#### PROBLEM STATEMENT
Leave out the pictures; transcribe all else exactly.
• • • •
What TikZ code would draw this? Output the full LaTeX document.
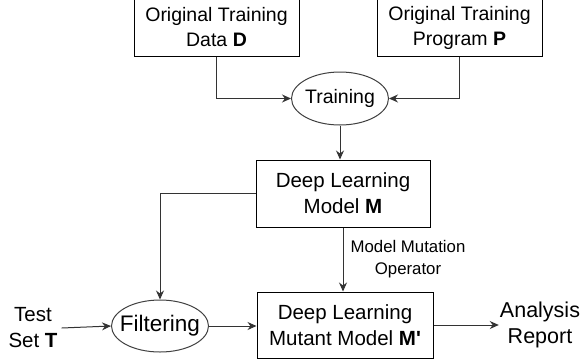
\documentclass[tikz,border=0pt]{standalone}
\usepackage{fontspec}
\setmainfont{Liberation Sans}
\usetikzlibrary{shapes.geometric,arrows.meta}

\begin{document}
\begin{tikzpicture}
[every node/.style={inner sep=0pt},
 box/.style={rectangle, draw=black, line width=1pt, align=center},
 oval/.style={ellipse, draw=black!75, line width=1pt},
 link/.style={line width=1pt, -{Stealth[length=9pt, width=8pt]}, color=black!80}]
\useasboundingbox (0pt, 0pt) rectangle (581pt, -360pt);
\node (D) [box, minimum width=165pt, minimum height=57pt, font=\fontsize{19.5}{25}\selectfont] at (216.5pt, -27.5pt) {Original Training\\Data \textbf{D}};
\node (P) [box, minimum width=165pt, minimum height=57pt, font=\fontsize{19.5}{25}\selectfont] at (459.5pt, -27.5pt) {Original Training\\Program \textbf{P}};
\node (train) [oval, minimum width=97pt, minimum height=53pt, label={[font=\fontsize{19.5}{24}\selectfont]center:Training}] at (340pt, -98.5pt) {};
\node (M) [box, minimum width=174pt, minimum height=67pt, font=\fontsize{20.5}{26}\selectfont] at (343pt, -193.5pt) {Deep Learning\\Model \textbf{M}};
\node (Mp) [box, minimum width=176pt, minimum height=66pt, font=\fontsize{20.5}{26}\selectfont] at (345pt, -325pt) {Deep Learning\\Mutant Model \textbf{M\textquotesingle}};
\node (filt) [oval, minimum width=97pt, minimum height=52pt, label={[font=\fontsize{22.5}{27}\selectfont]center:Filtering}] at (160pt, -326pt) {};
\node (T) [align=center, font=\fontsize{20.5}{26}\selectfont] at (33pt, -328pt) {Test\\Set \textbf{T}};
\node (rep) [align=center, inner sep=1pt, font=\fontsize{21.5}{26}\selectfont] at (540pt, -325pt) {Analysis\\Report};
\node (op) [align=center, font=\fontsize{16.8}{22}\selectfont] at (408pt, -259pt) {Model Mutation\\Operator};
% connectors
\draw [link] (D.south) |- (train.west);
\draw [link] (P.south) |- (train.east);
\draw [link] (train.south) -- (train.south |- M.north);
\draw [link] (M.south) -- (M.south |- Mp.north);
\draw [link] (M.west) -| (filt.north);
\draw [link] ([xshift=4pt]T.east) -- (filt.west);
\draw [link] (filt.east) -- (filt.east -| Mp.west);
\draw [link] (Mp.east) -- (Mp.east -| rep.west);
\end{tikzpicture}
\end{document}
• • • •
#### RESULT FOR THIS TASK
What TikZ code would draw this? Output the full LaTeX document.
\documentclass[tikz,border=0pt]{standalone}
\usepackage{fontspec}
\setmainfont{Liberation Sans}
\usetikzlibrary{shapes.geometric,arrows.meta}

\begin{document}
\begin{tikzpicture}
[every node/.style={inner sep=0pt},
 box/.style={rectangle, draw=black, line width=1pt, align=center},
 oval/.style={ellipse, draw=black!75, line width=1pt},
 link/.style={line width=1pt, -{Stealth[length=9pt, width=8pt]}, color=black!80}]
\useasboundingbox (0pt, 0pt) rectangle (581pt, -360pt);
\node (D) [box, minimum width=165pt, minimum height=57pt, font=\fontsize{19.5}{25}\selectfont] at (216.5pt, -27.5pt) {Original Training\\Data \textbf{D}};
\node (P) [box, minimum width=165pt, minimum height=57pt, font=\fontsize{19.5}{25}\selectfont] at (459.5pt, -27.5pt) {Original Training\\Program \textbf{P}};
\node (train) [oval, minimum width=97pt, minimum height=53pt, label={[font=\fontsize{19.5}{24}\selectfont]center:Training}] at (340pt, -98.5pt) {};
\node (M) [box, minimum width=174pt, minimum height=67pt, font=\fontsize{20.5}{26}\selectfont] at (343pt, -193.5pt) {Deep Learning\\Model \textbf{M}};
\node (Mp) [box, minimum width=176pt, minimum height=66pt, font=\fontsize{20.5}{26}\selectfont] at (345pt, -325pt) {Deep Learning\\Mutant Model \textbf{M\textquotesingle}};
\node (filt) [oval, minimum width=97pt, minimum height=52pt, label={[font=\fontsize{22.5}{27}\selectfont]center:Filtering}] at (160pt, -326pt) {};
\node (T) [align=center, font=\fontsize{20.5}{26}\selectfont] at (33pt, -328pt) {Test\\Set \textbf{T}};
\node (rep) [align=center, inner sep=1pt, font=\fontsize{21.5}{26}\selectfont] at (540pt, -325pt) {Analysis\\Report};
\node (op) [align=center, font=\fontsize{16.8}{22}\selectfont] at (408pt, -259pt) {Model Mutation\\Operator};
% connectors
\draw [link] (D.south) |- (train.west);
\draw [link] (P.south) |- (train.east);
\draw [link] (train.south) -- (train.south |- M.north);
\draw [link] (M.south) -- (M.south |- Mp.north);
\draw [link] (M.west) -| (filt.north);
\draw [link] ([xshift=4pt]T.east) -- (filt.west);
\draw [link] (filt.east) -- (filt.east -| Mp.west);
\draw [link] (Mp.east) -- (Mp.east -| rep.west);
\end{tikzpicture}
\end{document}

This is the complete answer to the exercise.